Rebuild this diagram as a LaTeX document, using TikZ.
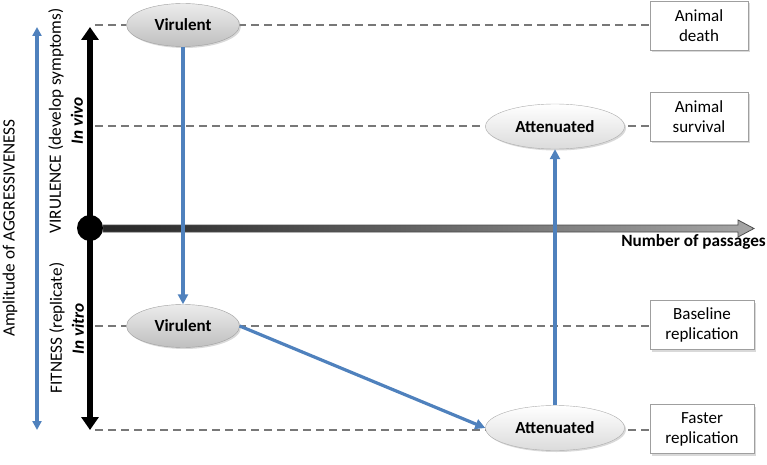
\documentclass[tikz,border=0pt]{standalone}
\usepackage{fontspec}
\setmainfont{Carlito}
\usetikzlibrary{shapes.geometric,arrows.meta,shadows}
\definecolor{myblue}{RGB}{79,129,189}
\definecolor{dashgray}{RGB}{120,120,120}
\begin{document}
\begin{tikzpicture}[x=1pt,y=-1pt,
  txt/.style={font=\fontsize{17.2}{20}\selectfont, inner sep=0pt},
  btxt/.style={font=\fontsize{17.2}{20}\selectfont\bfseries, inner sep=0pt},
  virbox/.style={ellipse, draw=gray!75, top color=gray!15, bottom color=gray!50, minimum width=113pt, minimum height=43pt, inner sep=0pt, font=\fontsize{17}{20}\selectfont\bfseries, drop shadow={opacity=0.3, shadow xshift=1.5pt, shadow yshift=-1.5pt}},
  attbox/.style={ellipse, draw=gray!65, top color=white, bottom color=gray!28, minimum width=139pt, minimum height=45pt, inner sep=0pt, font=\fontsize{17}{20}\selectfont\bfseries, drop shadow={opacity=0.3, shadow xshift=1.5pt, shadow yshift=-1.5pt}},
  outbox/.style={rectangle, draw=gray!75, fill=white, align=center, minimum height=49pt, inner sep=0pt, font=\fontsize{17}{20}\selectfont, drop shadow={opacity=0.3, shadow xshift=2pt, shadow yshift=-2pt}},
  dashline/.style={dashgray, line width=2.3pt, dash pattern=on 8pt off 5pt},
  bluearrow/.style={myblue, line width=3.2pt, -{Triangle[width=10pt,length=10pt]}},
  axisarrow/.style={black, line width=6.5pt, -{Triangle[width=17pt,length=13pt]}}
]
\useasboundingbox (0,0) rectangle (767,465);

% coordinates
\coordinate (origin) at (90,228);
\coordinate (ytop) at (90,27);
\coordinate (ybot) at (90,430);
\coordinate (btop) at (37,27);
\coordinate (bbot) at (37,430);
\coordinate (d1) at (95,25);
\coordinate (d2) at (95,126);
\coordinate (d3) at (95,326);
\coordinate (d4) at (95,430);

% output boxes
\node[outbox, minimum width=98pt] (death) at (699,25.5) {Animal\\death};
\node[outbox, minimum width=98pt] (surv) at (699,116.5) {Animal\\survival};
\node[outbox, minimum width=104pt] (base) at (702,325) {Baseline\\replication};
\node[outbox, minimum width=104pt] (fast) at (702,429) {Faster\\replication};

% dashed lines
\draw[dashline] (d1) -- (d1 -| death.west);
\draw[dashline] (d2) -- (d2 -| surv.west);
\draw[dashline] (d3) -- (d3 -| base.west);
\draw[dashline] (d4) -- (d4 -| fast.west);

% horizontal gradient arrow
\shade[left color=black!85, right color=gray!70, draw=black!70, line width=0.8pt]
  (103,225) -- (738,225) -- (738,220) -- (754,228.5) -- (738,237) -- (738,232) -- (103,232) -- cycle;

% vertical axis
\draw[axisarrow] (origin) -- (ytop);
\draw[axisarrow] (origin) -- (ybot);
\node[circle, fill=black, minimum size=26pt, inner sep=0pt] (orig) at (origin) {};

% blue amplitude arrow
\draw[myblue, line width=3.4pt, {Triangle[width=9pt,length=9pt]}-{Triangle[width=9pt,length=9pt]}] (btop) -- (bbot);

% ellipses
\node[virbox] (vtop) at (183,25) {Virulent};
\node[virbox] (vbot) at (183,326) {Virulent};
\node[attbox] (atop) at (555,126.5) {Attenuated};
\node[attbox] (abot) at (555,428) {Attenuated};

% blue transitions
\draw[bluearrow] (vtop.south) -- (vbot.north);
\draw[bluearrow] (vbot.east) -- (abot.west);
\draw[bluearrow] (abot.north) -- (atop.south);

% labels
\node[txt, rotate=90] (amp) at (10,228) {Amplitude of AGGRESSIVENESS};
\node[txt, rotate=90] (vir) at (56,121) {VIRULENCE (develop symptoms)};
\node[btxt, rotate=90] (vivo) at (77,121) {\itshape In vivo};
\node[txt, rotate=90] (fit) at (57,328) {FITNESS (replicate)};
\node[btxt, rotate=90] (vitro) at (78,329) {\itshape In vitro};
\node[btxt, anchor=east] (passages) at (766,242) {Number of passages};
\end{tikzpicture}
\end{document}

Brief
Skip the pictures, then retype every line above exactly.

Complete answer
Rebuild this diagram as a LaTeX document, using TikZ.
\documentclass[tikz,border=0pt]{standalone}
\usepackage{fontspec}
\setmainfont{Carlito}
\usetikzlibrary{shapes.geometric,arrows.meta,shadows}
\definecolor{myblue}{RGB}{79,129,189}
\definecolor{dashgray}{RGB}{120,120,120}
\begin{document}
\begin{tikzpicture}[x=1pt,y=-1pt,
  txt/.style={font=\fontsize{17.2}{20}\selectfont, inner sep=0pt},
  btxt/.style={font=\fontsize{17.2}{20}\selectfont\bfseries, inner sep=0pt},
  virbox/.style={ellipse, draw=gray!75, top color=gray!15, bottom color=gray!50, minimum width=113pt, minimum height=43pt, inner sep=0pt, font=\fontsize{17}{20}\selectfont\bfseries, drop shadow={opacity=0.3, shadow xshift=1.5pt, shadow yshift=-1.5pt}},
  attbox/.style={ellipse, draw=gray!65, top color=white, bottom color=gray!28, minimum width=139pt, minimum height=45pt, inner sep=0pt, font=\fontsize{17}{20}\selectfont\bfseries, drop shadow={opacity=0.3, shadow xshift=1.5pt, shadow yshift=-1.5pt}},
  outbox/.style={rectangle, draw=gray!75, fill=white, align=center, minimum height=49pt, inner sep=0pt, font=\fontsize{17}{20}\selectfont, drop shadow={opacity=0.3, shadow xshift=2pt, shadow yshift=-2pt}},
  dashline/.style={dashgray, line width=2.3pt, dash pattern=on 8pt off 5pt},
  bluearrow/.style={myblue, line width=3.2pt, -{Triangle[width=10pt,length=10pt]}},
  axisarrow/.style={black, line width=6.5pt, -{Triangle[width=17pt,length=13pt]}}
]
\useasboundingbox (0,0) rectangle (767,465);

% coordinates
\coordinate (origin) at (90,228);
\coordinate (ytop) at (90,27);
\coordinate (ybot) at (90,430);
\coordinate (btop) at (37,27);
\coordinate (bbot) at (37,430);
\coordinate (d1) at (95,25);
\coordinate (d2) at (95,126);
\coordinate (d3) at (95,326);
\coordinate (d4) at (95,430);

% output boxes
\node[outbox, minimum width=98pt] (death) at (699,25.5) {Animal\\death};
\node[outbox, minimum width=98pt] (surv) at (699,116.5) {Animal\\survival};
\node[outbox, minimum width=104pt] (base) at (702,325) {Baseline\\replication};
\node[outbox, minimum width=104pt] (fast) at (702,429) {Faster\\replication};

% dashed lines
\draw[dashline] (d1) -- (d1 -| death.west);
\draw[dashline] (d2) -- (d2 -| surv.west);
\draw[dashline] (d3) -- (d3 -| base.west);
\draw[dashline] (d4) -- (d4 -| fast.west);

% horizontal gradient arrow
\shade[left color=black!85, right color=gray!70, draw=black!70, line width=0.8pt]
  (103,225) -- (738,225) -- (738,220) -- (754,228.5) -- (738,237) -- (738,232) -- (103,232) -- cycle;

% vertical axis
\draw[axisarrow] (origin) -- (ytop);
\draw[axisarrow] (origin) -- (ybot);
\node[circle, fill=black, minimum size=26pt, inner sep=0pt] (orig) at (origin) {};

% blue amplitude arrow
\draw[myblue, line width=3.4pt, {Triangle[width=9pt,length=9pt]}-{Triangle[width=9pt,length=9pt]}] (btop) -- (bbot);

% ellipses
\node[virbox] (vtop) at (183,25) {Virulent};
\node[virbox] (vbot) at (183,326) {Virulent};
\node[attbox] (atop) at (555,126.5) {Attenuated};
\node[attbox] (abot) at (555,428) {Attenuated};

% blue transitions
\draw[bluearrow] (vtop.south) -- (vbot.north);
\draw[bluearrow] (vbot.east) -- (abot.west);
\draw[bluearrow] (abot.north) -- (atop.south);

% labels
\node[txt, rotate=90] (amp) at (10,228) {Amplitude of AGGRESSIVENESS};
\node[txt, rotate=90] (vir) at (56,121) {VIRULENCE (develop symptoms)};
\node[btxt, rotate=90] (vivo) at (77,121) {\itshape In vivo};
\node[txt, rotate=90] (fit) at (57,328) {FITNESS (replicate)};
\node[btxt, rotate=90] (vitro) at (78,329) {\itshape In vitro};
\node[btxt, anchor=east] (passages) at (766,242) {Number of passages};
\end{tikzpicture}
\end{document}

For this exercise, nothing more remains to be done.